By Matthew Henry

STOCKHOLM: Despite flat sales for Electrolux AB in Europe for Q4 2007, the Swedish appliance maker has reported growth in profitability for its Australian subsidiary due to market growth and the ongoing restructure of its whitegoods operation.

Commenting on the group’s 2007 consolidated results, Electrolux president and CEO, Hans Straberg, was critical of the group’s performance in Europe labeling it ‘a disappointment’, but said the Australian subsidiary turned a positive result in 2007.

“In Australia, after a number of tough years we reinforced our market position and achieved considerably higher profitability,” said Straberg.

“In addition, income was higher for our products for professional kitchens and laundries, despite rising prices for raw materials and a weaker dollar.”

Electrolux Home Products Australia markets the Electrolux, Westinghouse, Dishlex, Simpson and a other appliance brands in the local market.

Straberg observed that market demand for appliances in Australia rose during the year in comparison with 2006, but said Electrolux performed well in its own right.

“Group sales rose in comparable currencies, mainly as a result of market growth,” he said of the Australian subsidiary.

“Operating income for the full year improved considerably on the basis of lower costs resulting from previous restructuring as well as lower costs for outsourced products.

“Fourth-quarter market demand for appliances in Australia continued to increase. Group sales rose on the basis of higher sales volumes, which also had a positive effect on operating income.”

Electrolux closed its Adelaide dishwasher plant in April last year as part of its plan to reduce manufacturing in Australia.
Straberg said the ongoing restructuring program, which includes closure of its Adelaide plant, is proceeding according to plan and will be completed during the spring of 2008.

Globally, 2008 is shaping up to be another uncertain year in the worldwide appliances market, he said.
“We see a great uncertainty about the global economic trend,” Straberg said.

“It is very difficult to forecast Electrolux operating income for 2008. We face a number of major challenges. We have to cut costs for the products we sell in Europe.

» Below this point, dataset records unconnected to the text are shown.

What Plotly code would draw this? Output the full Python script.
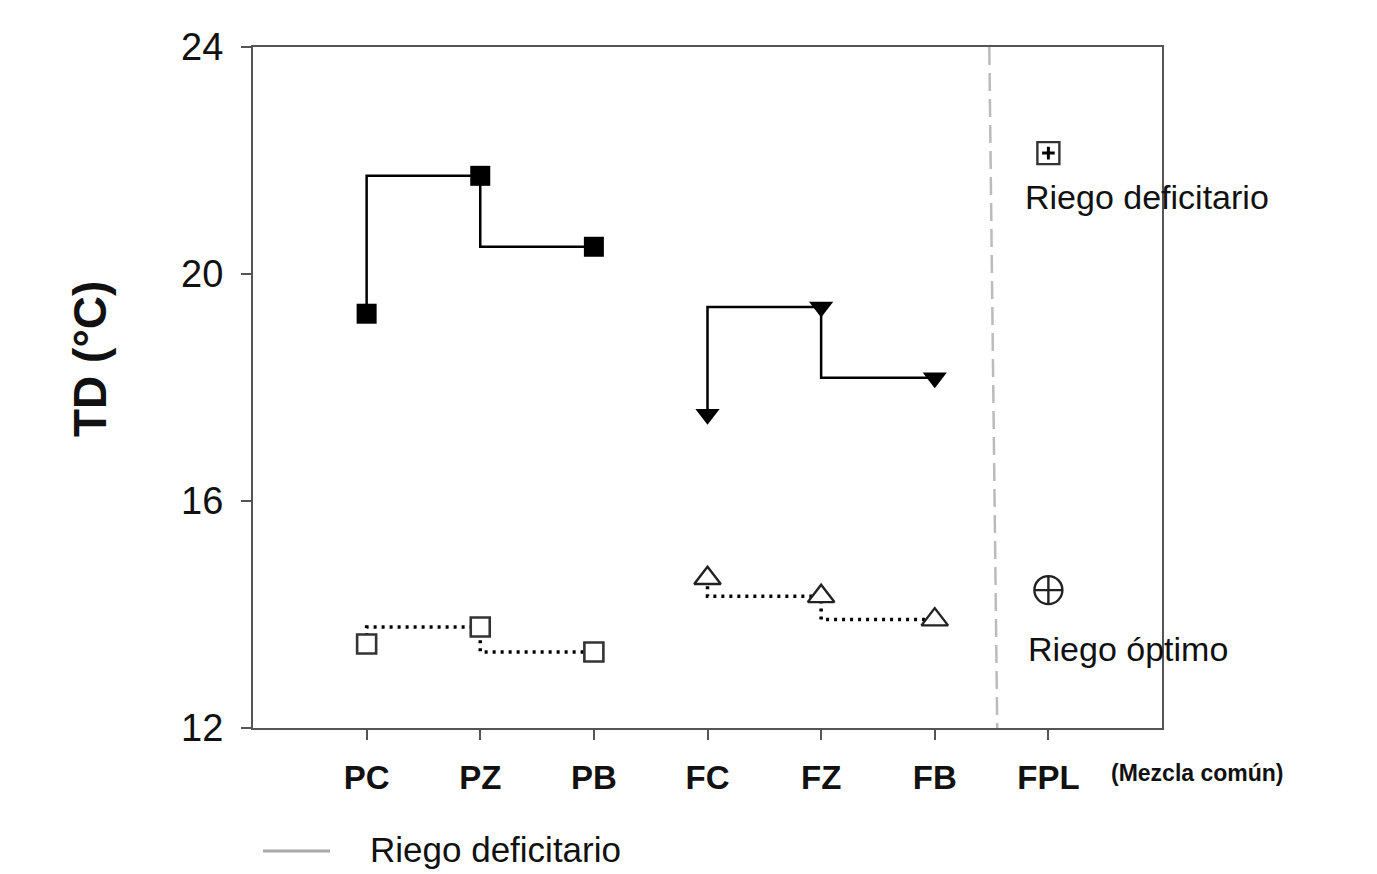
import plotly.graph_objects as go

categories = ["PC", "PZ", "PB", "FC", "FZ", "FB", "FPL"]
cat_pos = [1, 2, 3, 4, 5, 6, 7]

p_deficit = [19.3, 21.73, 20.48]      # PC, PZ, PB  (filled squares)
p_optimo = [13.48, 13.78, 13.34]      # open squares
f_deficit = [17.53, 19.42, 18.17]     # FC, FZ, FB  (filled down triangles)
f_optimo = [14.64, 14.32, 13.91]      # open triangles
fpl_deficit = [22.13]
fpl_optimo = [14.43]

y_ticks = [12, 16, 20, 24]

FONT = "Liberation Sans, Arial, sans-serif"

# plot-area geometry (pixels) for paper-referenced extras
L, R, T, B, W, H = 253, 215, 47, 146, 1377, 874
PW, PH = W - L - R, H - T - B


def px_x(x):
    return (x - L) / PW


def px_y(y):
    return (H - B - y) / PH


fig = go.Figure()

fig.add_trace(go.Scatter(
    x=cat_pos[0:3], y=p_deficit, mode="lines+markers", line_shape="vh",
    line=dict(color="black", width=2.5),
    marker=dict(symbol="square", size=20, color="black"),
    showlegend=False))
fig.add_trace(go.Scatter(
    x=cat_pos[0:3], y=p_optimo, mode="lines+markers", line_shape="vh",
    line=dict(color="black", width=3.5, dash="3px,5px"),
    marker=dict(symbol="square", size=19, color="white",
                line=dict(width=2.6, color="#333")),
    showlegend=False))
fig.add_trace(go.Scatter(
    x=cat_pos[3:6], y=f_deficit, mode="lines+markers", line_shape="vh",
    line=dict(color="black", width=2.5),
    marker=dict(symbol="triangle-down", size=21, color="black"),
    showlegend=False))
fig.add_trace(go.Scatter(
    x=cat_pos[3:6], y=f_optimo, mode="lines+markers", line_shape="vh",
    line=dict(color="black", width=3.5, dash="3px,5px"),
    marker=dict(symbol="triangle-up", size=23, color="white",
                line=dict(width=2.4, color="#222")),
    showlegend=False))
fig.add_trace(go.Scatter(
    x=[cat_pos[6]], y=fpl_deficit, mode="markers",
    marker=dict(symbol="square", size=22, color="white",
                line=dict(width=2.4, color="#333")),
    showlegend=False))
fig.add_trace(go.Scatter(
    x=[cat_pos[6]], y=fpl_deficit, mode="markers",
    marker=dict(symbol="cross-thin-open", size=9, color="black", line=dict(width=3)),
    showlegend=False))
fig.add_trace(go.Scatter(
    x=[cat_pos[6]], y=fpl_optimo, mode="markers",
    marker=dict(symbol="circle-cross-open", size=28, color="#222", line=dict(width=2.4)),
    showlegend=False))

# gray dashed separator
fig.add_shape(type="line", x0=6.48, x1=6.55, y0=24, y1=12, xref="x", yref="y",
              line=dict(color="#bbbbbb", width=2.5, dash="18px,8px"))

# text labels in plot
fig.add_annotation(x=6.78, y=21.35, xref="x", yref="y", text="Riego deficitario",
                   showarrow=False, xanchor="left",
                   font=dict(family=FONT, size=34, color="#111"))
fig.add_annotation(x=6.80, y=13.4, xref="x", yref="y", text="Riego óptimo",
                   showarrow=False, xanchor="left",
                   font=dict(family=FONT, size=34, color="#111"))
fig.add_annotation(x=px_x(1197), y=px_y(773), xref="paper", yref="paper",
                   text="<b>(Mezcla común)</b>", showarrow=False,
                   xanchor="center", yanchor="middle",
                   font=dict(family=FONT, size=23, color="#111"))

# y-axis title
fig.add_annotation(x=px_x(90), y=px_y(359), xref="paper", yref="paper",
                   text="<b>TD (°C)</b>", showarrow=False, textangle=-90,
                   xanchor="center", yanchor="middle",
                   font=dict(family=FONT, size=46, color="#111"))

# bottom legend
fig.add_shape(type="line", xref="paper", yref="paper",
              x0=px_x(263), x1=px_x(330), y0=px_y(851), y1=px_y(851),
              line=dict(color="#aaaaaa", width=3))
fig.add_annotation(xref="paper", yref="paper", x=px_x(368), y=px_y(849),
                   xanchor="left", yanchor="middle",
                   text="Riego deficitario", showarrow=False,
                   font=dict(family=FONT, size=35, color="#111"))

fig.update_layout(
    width=W, height=H,
    margin=dict(l=L, r=R, t=T, b=B),
    plot_bgcolor="white", paper_bgcolor="white",
    showlegend=False,
    xaxis=dict(range=[0, 8], tickmode="array", tickvals=cat_pos,
               ticktext=["<b>%s</b>" % c for c in categories],
               showline=True, linecolor="#555", linewidth=2, mirror=True,
               ticks="outside", ticklen=10, tickwidth=1.5, tickcolor="#555",
               ticklabelstandoff=9,
               showgrid=False, zeroline=False,
               tickfont=dict(family=FONT, size=33, color="#111")),
    yaxis=dict(range=[12, 24], tickmode="array", tickvals=y_ticks,
               showline=True, linecolor="#555", linewidth=2, mirror=True,
               ticks="outside", ticklen=10, tickwidth=1.5, tickcolor="#555",
               ticklabelstandoff=10,
               showgrid=False, zeroline=False,
               tickfont=dict(family=FONT, size=38, color="#111")),
)

fig.write_html("out.html")
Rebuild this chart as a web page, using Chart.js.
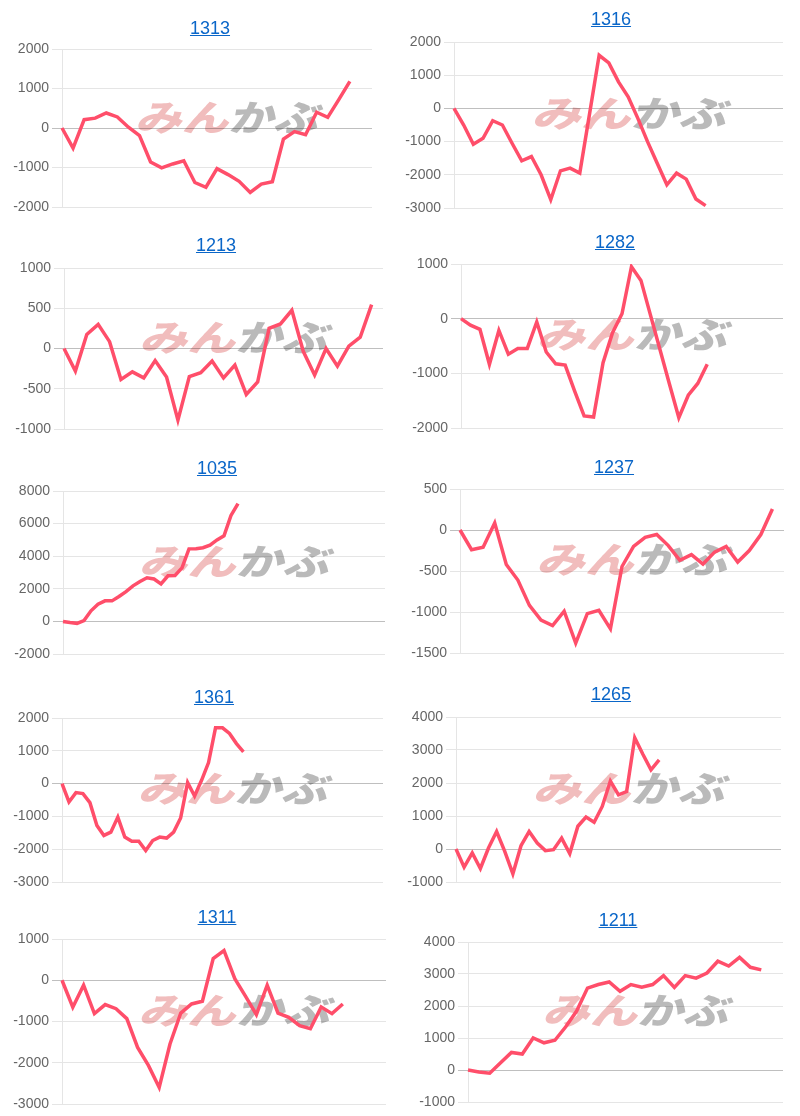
<!DOCTYPE html>
<html><head><meta charset="utf-8">
<script src="https://cdn.jsdelivr.net/npm/chart.js@4.4.1/dist/chart.umd.min.js"></script>
<style>
html,body{margin:0;padding:0;background:#fff;width:800px;height:1116px;overflow:hidden;position:relative;font-family:"Liberation Sans",Arial,Helvetica,sans-serif}
.t{position:absolute;transform:translate(-50%,-50%);color:#0a66c8;font-size:18px;text-decoration:underline;white-space:nowrap;line-height:1;cursor:pointer}
canvas{position:absolute}
</style></head><body>
<script>
// ---- data ----
const stockCodes = ['1313','1316','1213','1282','1035','1237','1361','1265','1311','1211'];

const values1313 = [0,-510,210,250,380,280,20,-190,-860,-1010,-910,-830,-1380,-1500,-1030,-1180,-1350,-1630,-1420,-1360,-280,-90,-170,400,270,720,1180];
const values1316 = [0,-500,-1080,-900,-370,-500,-1050,-1580,-1450,-2000,-2750,-1880,-1800,-1950,-180,1600,1370,800,350,-300,-1000,-1650,-2300,-1950,-2130,-2730,-2930];
const values1213 = [0,-280,175,300,85,-385,-290,-365,-150,-355,-890,-350,-300,-155,-365,-205,-570,-415,250,305,475,-35,-330,0,-220,30,140,545];
const values1282 = [0,-120,-195,-835,-215,-650,-545,-545,-60,-610,-825,-850,-1325,-1780,-1800,-805,-255,90,950,700,70,-560,-1190,-1810,-1400,-1185,-835];
const values1035 = [0,-70,-120,50,650,1050,1260,1260,1530,1830,2180,2450,2680,2600,2300,2800,2820,3280,4450,4460,4520,4680,5000,5250,6500,7230];
const values1237 = [0,-240,-210,85,-420,-610,-920,-1100,-1165,-990,-1380,-1020,-980,-1205,-445,-200,-90,-55,-190,-370,-300,-415,-270,-200,-390,-250,-55,255];
const values1361 = [0,-560,-275,-305,-580,-1275,-1580,-1480,-1020,-1630,-1755,-1755,-2040,-1735,-1630,-1660,-1480,-1050,30,-380,100,640,1700,1700,1530,1220,970];
const values1265 = [0,-550,-120,-590,30,530,-70,-750,100,530,180,-50,-20,330,-140,690,970,810,1290,2060,1640,1740,3370,2870,2400,2700];
const values1311 = [0,-655,-120,-810,-590,-690,-930,-1630,-2065,-2600,-1545,-795,-575,-510,525,720,40,-390,-835,-120,-795,-900,-1100,-1175,-650,-810,-575];
const values1211 = [0,-60,-100,230,550,500,1000,850,930,1350,1840,2560,2670,2750,2460,2670,2590,2670,2950,2580,2950,2870,3030,3400,3250,3520,3210,3130];

const seriesValues = [values1313,values1316,values1213,values1282,values1035,values1237,values1361,values1265,values1311,values1211];
// number of (hidden) category labels on each x axis
const labelCounts = [29,35,29,35,47,29,47,41,31,30];
// y tick ranges
const yMins  = [-2000,-3000,-1000,-2000,-2000,-1500,-3000,-1000,-3000,-1000];
const yMaxs  = [ 2000, 2000, 1000, 1000, 8000,  500, 2000, 4000, 1000, 4000];
const ySteps = [ 1000, 1000,  500, 1000, 2000,  500, 1000, 1000, 1000, 1000];

// ---- layout (plot boxes: left, top, right, bottom) ----
const plotBoxes = [
  [62,49,372,207],[454,42,783,208],
  [64,268,383,429],[461,264,783,428],
  [63,491,385,654],[460,489,784,653],
  [62,718,383,882],[456,717,781,882],
  [62,939,386,1104],[468,942,783,1102]
];
const titlePos = [[210,28],[611,19],[216,245],[615,242],[217,468],[614,467],[214,697],[611,694],[217,917],[618,920]];

const LINE = 'rgb(255,78,106)';
const YW = 60, PT = 14, PB = 14, PR = 4;

const watermark = {
  id: 'wm',
  beforeDraw(chart) {
    const a = chart.chartArea, ctx = chart.ctx;
    const w = a.right - a.left, h = a.bottom - a.top;
    const x0 = a.left + 0.235 * w, x1 = a.left + 0.85 * w;
    const cy = a.top + 0.43 * h;
    const half = (x1 - x0) / 2;
    function part(txt, col, x, tw) {
      ctx.save();
      ctx.font = '900 40px "Noto Sans CJK JP"';
      ctx.textBaseline = 'middle';
      const m = ctx.measureText(txt).width;
      ctx.translate(x, cy);
      ctx.transform(1, 0, -0.28, 1, 0, 0);
      ctx.scale(tw / m, 0.9);
      ctx.fillStyle = col;
      ctx.fillText(txt, 0, 0);
      ctx.restore();
    }
    part('みん', '#f1bdbd', x0 + 4, half - 2);
    part('かぶ', '#bababa', x0 + half + 2, half - 6);
  }
};

seriesValues.forEach((vals, i) => {
  const [pl, pt, pr, pb] = plotBoxes[i];
  const cv = document.createElement('canvas');
  const W = (pr - pl) + YW + PR, H = (pb - pt) + PT + PB;
  cv.width = W; cv.height = H;
  cv.style.left = (pl - YW) + 'px';
  cv.style.top = (pt - PT) + 'px';
  cv.style.width = W + 'px'; cv.style.height = H + 'px';
  document.body.appendChild(cv);

  const a = document.createElement('a');
  a.className = 't';
  a.textContent = stockCodes[i];
  a.style.left = titlePos[i][0] + 'px';
  a.style.top = titlePos[i][1] + 'px';
  document.body.appendChild(a);

  const labels = Array.from({length: labelCounts[i]}, (_, k) => String(k + 1));
  new Chart(cv, {
    type: 'line',
    data: { labels, datasets: [{ data: vals, borderColor: LINE, borderWidth: 3.5, pointRadius: 0, fill: false, tension: 0 }] },
    options: {
      responsive: false, animation: false, events: [],
      layout: { padding: { top: PT, bottom: PB, left: 0, right: PR } },
      plugins: { legend: { display: false }, tooltip: { enabled: false } },
      scales: {
        x: { display: false },
        y: {
          min: yMins[i], max: yMaxs[i],
          ticks: { stepSize: ySteps[i], color: '#666', padding: 3, callback: v => String(v), font: { size: 14, family: '"Liberation Sans", Arial, Helvetica, sans-serif' } },
          grid: { color: c => (c.tick && c.tick.value === 0) ? 'rgba(0,0,0,0.25)' : 'rgba(0,0,0,0.1)', tickLength: 10 },
          border: { color: 'rgba(0,0,0,0.1)' },
          afterFit: s => { s.width = YW; }
        }
      }
    },
    plugins: [watermark]
  });
});
</script>
</body></html>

“In North America, we are going to launch a completely new and very impressive product offering in the premium segment under the Electrolux brand. At the same time, we are expecting a tough start in 2008 as launch costs in the US of about SEK 100 million and the cost for the reduction of employees in Europe amounting to approximately SEK 400 million will impact the first quarter result negatively.

“Provided that market demand for appliances in Europe shows a slow growth in 2008 and that market demand for appliances in North America shows a slightly negative development, our outlook for 2008 is that operating income is expected to be in-line with 2007, excluding items affecting comparability.”